1 and 3. 8. In support of his contention that the Will in question has not been properly proved, the learned Advocate for the petitioner has referred some decisions of the Supreme Court and also of this Court. In this way, he has placed reliance in the case of Gura vs. Atma Singh & Ors., reported in (1992) 2 SCC 507 , Gurudas Chatterjee vs. Bijoy Krishna Banerjee & Ors., reported in 74 C. W. N. 1041, Shashi Kumar Banerjee & Ors. VS. Subodh Kumar Banerjee since deceased, his legal representatives & Ors., reported in AIR 1964 SC 529 . In these cases, it has been laid down that the mode of proving a Will does not originally differ from that of proving any other document except as to the special requirement of attestation prescribed in the case of a Will by section 63 of the Indian Succession Act.

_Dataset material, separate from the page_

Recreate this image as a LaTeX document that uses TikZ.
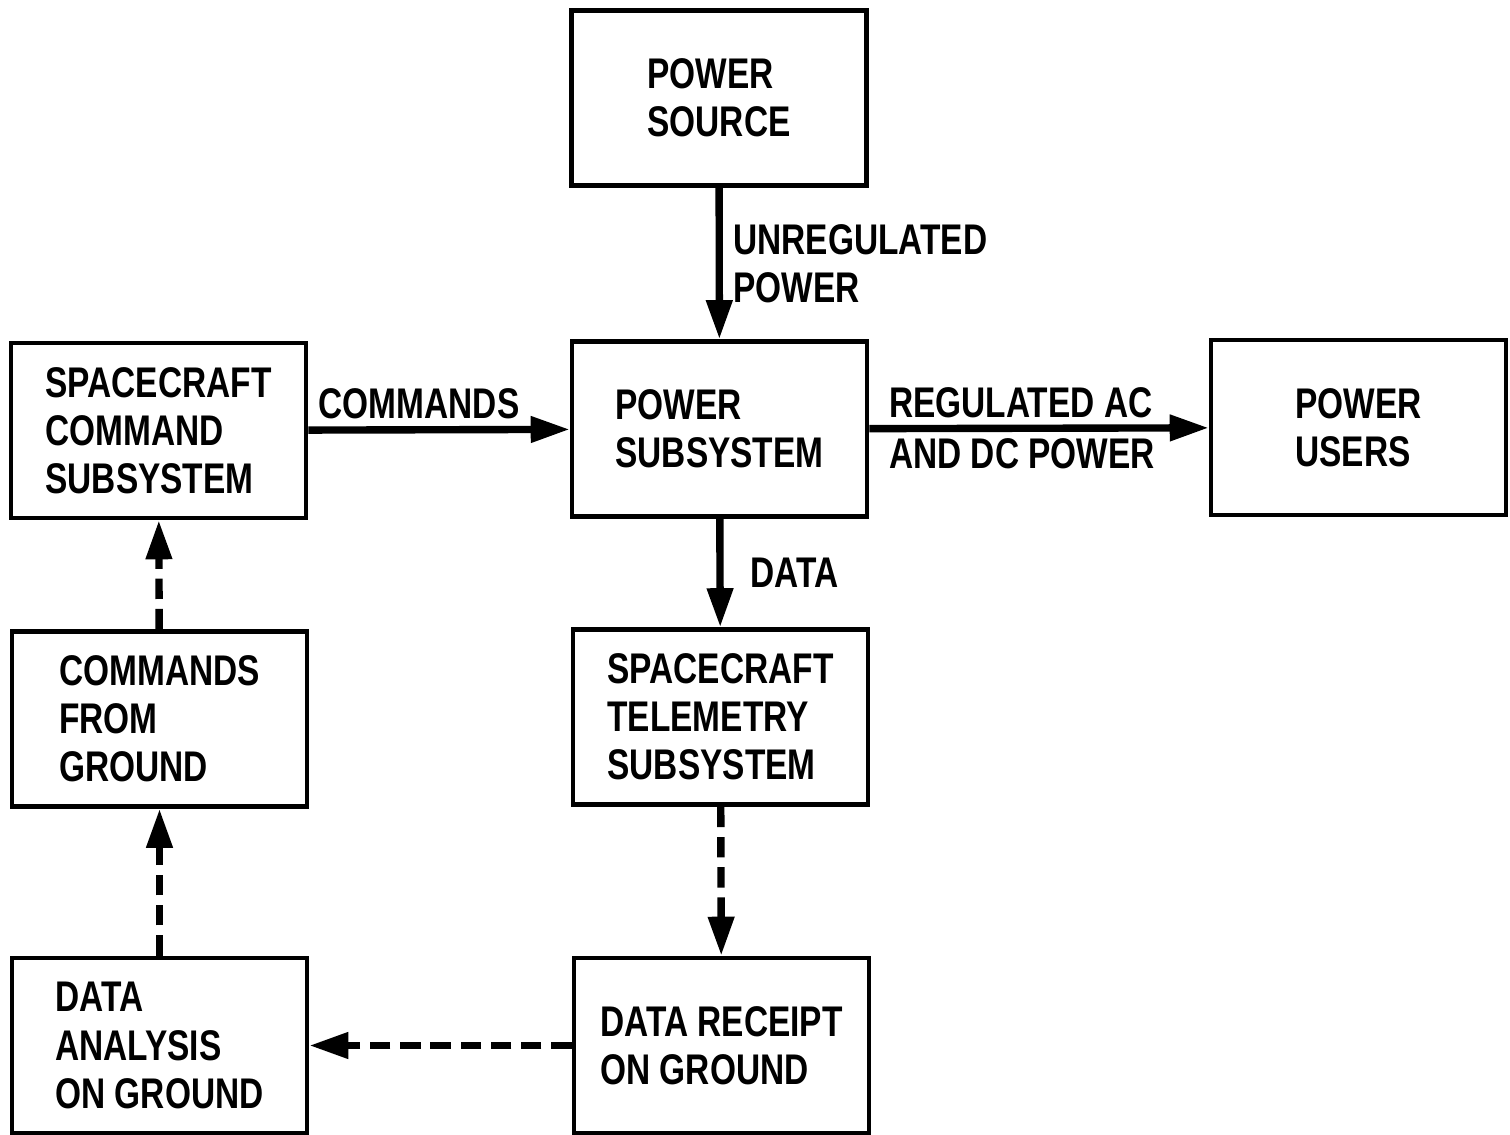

The onus of proving the Will is on the propounder and in the absence of suspicious circumstances surrounding the execution of the Will, proof of testamentary capacity and the signature of the testator as required by law is sufficient to discharge the onus. In the instant case, in course of his argument, the learned advocate for the appellant has drawn our attention to the fact of non-examination of the said Kushadhaj Gaji as the only suspicious circumstance which can raise a doubt about the proper execution of the Will in question. We have already pointed out that when the propounder has discharged the onus by proving the Will through the oral testimonies of two attesting witnesses whose evidence on the material points has not been demolished by the cross-examination, the mere non-examination of the said Kushadhaj Gaji cannot be a cogent ground for raising any suspicion about proper execution of the document. Since no other question has been raised by the learned Advocate for the appellant, we need not consider the same, which has been duly considered by the trial court in the impugned judgment. 9. In the result, the appeal must fail. Appeal is dismissed. Judgment and decree passed by the court below are hereby affirmed. No cost. Appeal fails and dismissed.